Leave the pictures out. Return all other data exactly.
-- START DATA --
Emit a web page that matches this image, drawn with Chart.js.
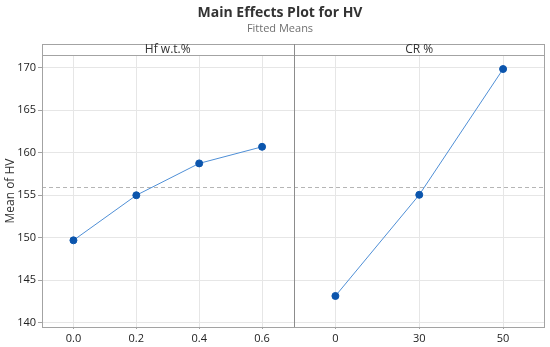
<!DOCTYPE html>
<html>
<head>
<meta charset="utf-8">
<script src="https://cdn.jsdelivr.net/npm/chart.js@4/dist/chart.umd.min.js"></script>
<style>
html,body{margin:0;padding:0;background:#fff;}
#wrap{width:550px;height:347px;position:relative;}
</style>
</head>
<body>
<div id="wrap"><canvas id="c" width="550" height="347"></canvas></div>
<script>
const chartTitle = 'Main Effects Plot for HV';
const chartSubtitle = 'Fitted Means';
const yAxisTitle = 'Mean of HV';
const panelTitles = ['Hf w.t.%', 'CR %'];
const hfLabels = ['0.0', '0.2', '0.4', '0.6'];
const hfMeans = [149.7, 155.0, 158.75, 160.7];
const crLabels = ['0', '30', '50'];
const crMeans = [143.15, 155.05, 169.85];
const overallMean = 156.0;
const yTicks = [140, 145, 150, 155, 160, 165, 170];
const yRange = [139.5, 171.5];

const FONT = '"Open Sans", "Noto Sans", sans-serif';
const lineColor = '#4f8fd6';
const pointColor = '#0b55ad';
const gridColor = '#e6e6e6';
const boxColor = '#a3a3a3';

const framePlugin = {
  id: 'frame',
  beforeDatasetsDraw(chart) {
    const ctx = chart.ctx, a = chart.chartArea, y = chart.scales.y;
    const py = Math.round(y.getPixelForValue(overallMean)) + 0.5;
    ctx.save();
    ctx.strokeStyle = '#b5b5b5';
    ctx.lineWidth = 1;
    ctx.setLineDash([4, 3]);
    ctx.beginPath();
    ctx.moveTo(a.left, py);
    ctx.lineTo(a.right, py);
    ctx.stroke();
    ctx.restore();
  },
  afterDraw(chart) {
    const ctx = chart.ctx, a = chart.chartArea;
    const x1 = chart.scales.x1, x2 = chart.scales.x2;
    const hTop = a.top - 11;
    ctx.save();
    ctx.textAlign = 'center';
    ctx.textBaseline = 'middle';
    ctx.fillStyle = '#333333';
    ctx.font = 'bold 14px ' + FONT;
    ctx.fillText(chartTitle, 280, 13);
    ctx.fillStyle = '#707070';
    ctx.font = '11px ' + FONT;
    ctx.fillText(chartSubtitle, 280, 29);
    ctx.strokeStyle = boxColor;
    ctx.lineWidth = 1;
    ctx.strokeRect(Math.round(a.left) + 0.5, Math.round(hTop) + 0.5,
      Math.round(a.right - a.left) - 1, Math.round(a.bottom - hTop));
    ctx.beginPath();
    ctx.moveTo(a.left, Math.round(a.top) + 0.5);
    ctx.lineTo(a.right, Math.round(a.top) + 0.5);
    ctx.stroke();
    ctx.strokeStyle = '#8c8c8c';
    ctx.beginPath();
    const dx = Math.round(x2.left) + 0.5;
    ctx.moveTo(dx, hTop);
    ctx.lineTo(dx, a.bottom);
    ctx.stroke();
    ctx.fillStyle = '#333333';
    ctx.font = '12px ' + FONT;
    ctx.fillText(panelTitles[0], (x1.left + x1.right) / 2, hTop + 6);
    ctx.fillText(panelTitles[1], (x2.left + x2.right) / 2, hTop + 6);
    ctx.restore();
  }
};

const xCommon = {
  type: 'category',
  position: 'bottom',
  stack: 'panels',
  stackWeight: 1,
  offset: true,
  grid: { offset: false, color: gridColor, tickColor: boxColor, tickLength: 2 },
  border: { display: false },
  ticks: { color: '#222', font: { family: FONT, size: 11 }, padding: 3, maxRotation: 0, autoSkip: false },
  afterFit(s) { s.height = 20; }
};

new Chart(document.getElementById('c'), {
  type: 'line',
  data: {
    datasets: [
      { label: panelTitles[0], data: hfMeans, xAxisID: 'x1', yAxisID: 'y' },
      { label: panelTitles[1], data: crMeans, xAxisID: 'x2', yAxisID: 'y' }
    ].map(d => Object.assign(d, {
      borderColor: lineColor, borderWidth: 1, backgroundColor: pointColor,
      pointBackgroundColor: pointColor, pointBorderColor: pointColor,
      pointRadius: 3.5, tension: 0, fill: false
    }))
  },
  options: {
    responsive: false,
    animation: false,
    layout: { padding: { top: 55, right: 4, left: 0, bottom: 0 } },
    plugins: { legend: { display: false }, tooltip: { enabled: false }, title: { display: false } },
    scales: {
      x1: Object.assign({}, xCommon, { labels: hfLabels }),
      x2: Object.assign({}, xCommon, { labels: crLabels }),
      y: {
        type: 'linear',
        min: yRange[0], max: yRange[1],
        afterBuildTicks(s) { s.ticks = yTicks.map(v => ({ value: v })); },
        afterFit(s) { s.width = 42; },
        grid: { color: gridColor, tickColor: boxColor, tickLength: 4 },
        border: { display: false },
        ticks: { color: '#222', font: { family: FONT, size: 11 }, padding: 2 },
        title: { display: true, text: yAxisTitle, color: '#333', font: { family: FONT, size: 12 }, padding: { top: 3, bottom: 0 } }
      }
    }
  },
  plugins: [framePlugin]
});
</script>
</body>
</html>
-- END DATA --
> _RESPONSE_
Emit a web page that matches this image, drawn with Chart.js.
<!DOCTYPE html>
<html>
<head>
<meta charset="utf-8">
<script src="https://cdn.jsdelivr.net/npm/chart.js@4/dist/chart.umd.min.js"></script>
<style>
html,body{margin:0;padding:0;background:#fff;}
#wrap{width:550px;height:347px;position:relative;}
</style>
</head>
<body>
<div id="wrap"><canvas id="c" width="550" height="347"></canvas></div>
<script>
const chartTitle = 'Main Effects Plot for HV';
const chartSubtitle = 'Fitted Means';
const yAxisTitle = 'Mean of HV';
const panelTitles = ['Hf w.t.%', 'CR %'];
const hfLabels = ['0.0', '0.2', '0.4', '0.6'];
const hfMeans = [149.7, 155.0, 158.75, 160.7];
const crLabels = ['0', '30', '50'];
const crMeans = [143.15, 155.05, 169.85];
const overallMean = 156.0;
const yTicks = [140, 145, 150, 155, 160, 165, 170];
const yRange = [139.5, 171.5];

const FONT = '"Open Sans", "Noto Sans", sans-serif';
const lineColor = '#4f8fd6';
const pointColor = '#0b55ad';
const gridColor = '#e6e6e6';
const boxColor = '#a3a3a3';

const framePlugin = {
  id: 'frame',
  beforeDatasetsDraw(chart) {
    const ctx = chart.ctx, a = chart.chartArea, y = chart.scales.y;
    const py = Math.round(y.getPixelForValue(overallMean)) + 0.5;
    ctx.save();
    ctx.strokeStyle = '#b5b5b5';
    ctx.lineWidth = 1;
    ctx.setLineDash([4, 3]);
    ctx.beginPath();
    ctx.moveTo(a.left, py);
    ctx.lineTo(a.right, py);
    ctx.stroke();
    ctx.restore();
  },
  afterDraw(chart) {
    const ctx = chart.ctx, a = chart.chartArea;
    const x1 = chart.scales.x1, x2 = chart.scales.x2;
    const hTop = a.top - 11;
    ctx.save();
    ctx.textAlign = 'center';
    ctx.textBaseline = 'middle';
    ctx.fillStyle = '#333333';
    ctx.font = 'bold 14px ' + FONT;
    ctx.fillText(chartTitle, 280, 13);
    ctx.fillStyle = '#707070';
    ctx.font = '11px ' + FONT;
    ctx.fillText(chartSubtitle, 280, 29);
    ctx.strokeStyle = boxColor;
    ctx.lineWidth = 1;
    ctx.strokeRect(Math.round(a.left) + 0.5, Math.round(hTop) + 0.5,
      Math.round(a.right - a.left) - 1, Math.round(a.bottom - hTop));
    ctx.beginPath();
    ctx.moveTo(a.left, Math.round(a.top) + 0.5);
    ctx.lineTo(a.right, Math.round(a.top) + 0.5);
    ctx.stroke();
    ctx.strokeStyle = '#8c8c8c';
    ctx.beginPath();
    const dx = Math.round(x2.left) + 0.5;
    ctx.moveTo(dx, hTop);
    ctx.lineTo(dx, a.bottom);
    ctx.stroke();
    ctx.fillStyle = '#333333';
    ctx.font = '12px ' + FONT;
    ctx.fillText(panelTitles[0], (x1.left + x1.right) / 2, hTop + 6);
    ctx.fillText(panelTitles[1], (x2.left + x2.right) / 2, hTop + 6);
    ctx.restore();
  }
};

const xCommon = {
  type: 'category',
  position: 'bottom',
  stack: 'panels',
  stackWeight: 1,
  offset: true,
  grid: { offset: false, color: gridColor, tickColor: boxColor, tickLength: 2 },
  border: { display: false },
  ticks: { color: '#222', font: { family: FONT, size: 11 }, padding: 3, maxRotation: 0, autoSkip: false },
  afterFit(s) { s.height = 20; }
};

new Chart(document.getElementById('c'), {
  type: 'line',
  data: {
    datasets: [
      { label: panelTitles[0], data: hfMeans, xAxisID: 'x1', yAxisID: 'y' },
      { label: panelTitles[1], data: crMeans, xAxisID: 'x2', yAxisID: 'y' }
    ].map(d => Object.assign(d, {
      borderColor: lineColor, borderWidth: 1, backgroundColor: pointColor,
      pointBackgroundColor: pointColor, pointBorderColor: pointColor,
      pointRadius: 3.5, tension: 0, fill: false
    }))
  },
  options: {
    responsive: false,
    animation: false,
    layout: { padding: { top: 55, right: 4, left: 0, bottom: 0 } },
    plugins: { legend: { display: false }, tooltip: { enabled: false }, title: { display: false } },
    scales: {
      x1: Object.assign({}, xCommon, { labels: hfLabels }),
      x2: Object.assign({}, xCommon, { labels: crLabels }),
      y: {
        type: 'linear',
        min: yRange[0], max: yRange[1],
        afterBuildTicks(s) { s.ticks = yTicks.map(v => ({ value: v })); },
        afterFit(s) { s.width = 42; },
        grid: { color: gridColor, tickColor: boxColor, tickLength: 4 },
        border: { display: false },
        ticks: { color: '#222', font: { family: FONT, size: 11 }, padding: 2 },
        title: { display: true, text: yAxisTitle, color: '#333', font: { family: FONT, size: 12 }, padding: { top: 3, bottom: 0 } }
      }
    }
  },
  plugins: [framePlugin]
});
</script>
</body>
</html>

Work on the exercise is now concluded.